Je me demande aussi à quel point ce que je vous ai raconté vous traverse; si, alors que vous lisez cette lettre, ma voix, mon allure vous reviennent, ma Mercedes grise, cabossée, mes santiags de cowboy, ma boucle d’oreille en toc et mon mascara bon marché sur les cils. Si cette image de moi s’est figée dans un coin de vos mémoires ou si j’y ai tout à fait disparu. Quand je feuillette les albums photos de mon enfance, je m’attache aux inconnus qui y figurent; aux adolescentes qui bronzent sur la plage derrière les châteaux de sable que je passe des heures à bâtir, aux hommes âgés qui marchent péniblement dans la rue alors que mon père, encore agile, m’attrape d’une main et d’un sourire. Je me demande aussi sur combien de photos prises par des inconnus je figure à mon tour; sur combien de frigos suis-je l'enfant qui pleurniche derrière.

Peut-être que vous ne m’avez pas tous oublié. Peut-être même que certains savent parfaitement de quoi je voulais parler, que derrière mes obsessions pour la famille, le manque et la réparation, se cachait la peur du danger. Peut-être que vous m’aviez compris, vous qui n’aviez pas la moindre idée de quoi me raconter au départ, vous qui, comme moi, peiniez à conjurer le silence. L’une d’entre vous, hier, m’a dit que toutes ces histoires là la « remuaient », qu’elle n’aurait pas eu l’idée de « poser toutes ces questions » à sa grand-mère si je n’avais pas été là. Mieux encore, elle m’a parlé de courage; le courage de demander - avant qu’il ne soit trop tard, aurais-je pu ajouter.
J’aurais pu, défait, céder à cette amertume mais l’avantage d’avoir été un enfant à part c’est qu’à force d’espérer en vain que l’on me réponde, j’ai pris l’habitude de parler tout seul. Une autre m’a dit « ce que j’aime bien avec toi Julien c’est que tu réponds à toutes nos questions, même les questions débiles de L. t’y réponds à chaque fois ». C’est, à vrai dire, que j’essaie de vous écouter. J’essaie de vous écouter malgré le vacarme.

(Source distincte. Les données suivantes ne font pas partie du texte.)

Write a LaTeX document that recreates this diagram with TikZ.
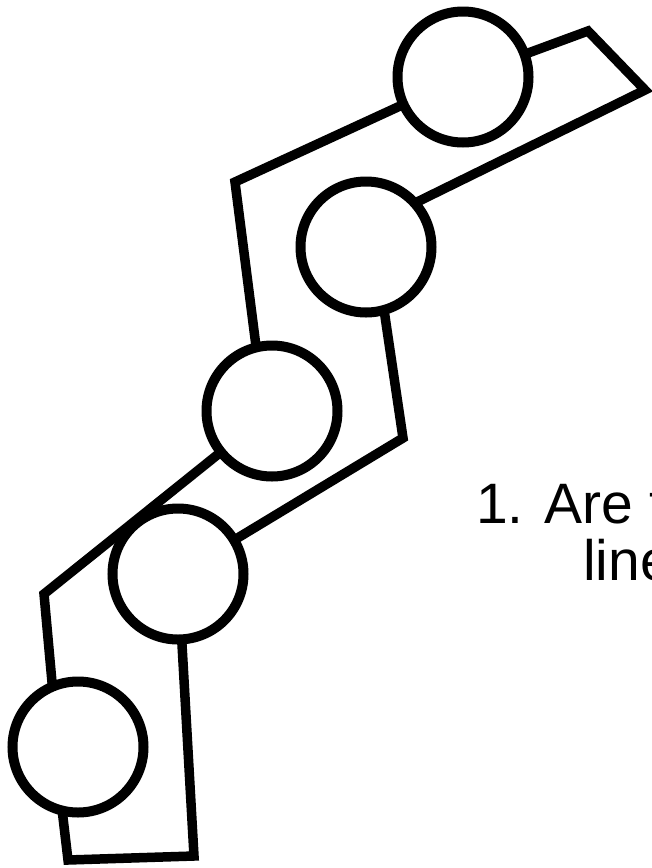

Celui que vous faites et que je dois écraser avec ma voix de stentor, mais aussi celui du dehors; celui que vous n’entendez pas toujours. Ça, c’est l’enfance, profitez-en. Il y aura bien des jours assourdissants. J’espère simplement que vous aurez le courage de les raconter. Peut-être même que là, c’est le bon moment. C’est 2074, et, à l’abri de la chaleur, (je fais ce que je peux pour imaginer les choses autrement mais c'est inévitable) vous attrapez une feuille et un stylo pour écrire. Ou quelqu’un près de vous pour parler. L. aussi disait : « Quand je chante, je ressens de la joie. Et quand je vais à l’église, je chante un petit peu trop fort pour que tout le monde m’entende. Marie et Dieu m’entendent et ça m’apporte de la joie, et je ressens la paix. J’ai envie que la paix soit dans le monde entier. » Et j’ai d’abord pensé que si l’Abbé Pierre et Miss France avaient fait un enfant, ce serait L., puis j’ai pensé aussi que, quelque part, tout ce que je faisais moi, c’était à peu près pareil.

Si vous gardez le courage de chanter un peu plus fort pour que tout le monde vous entende, tout ira bien.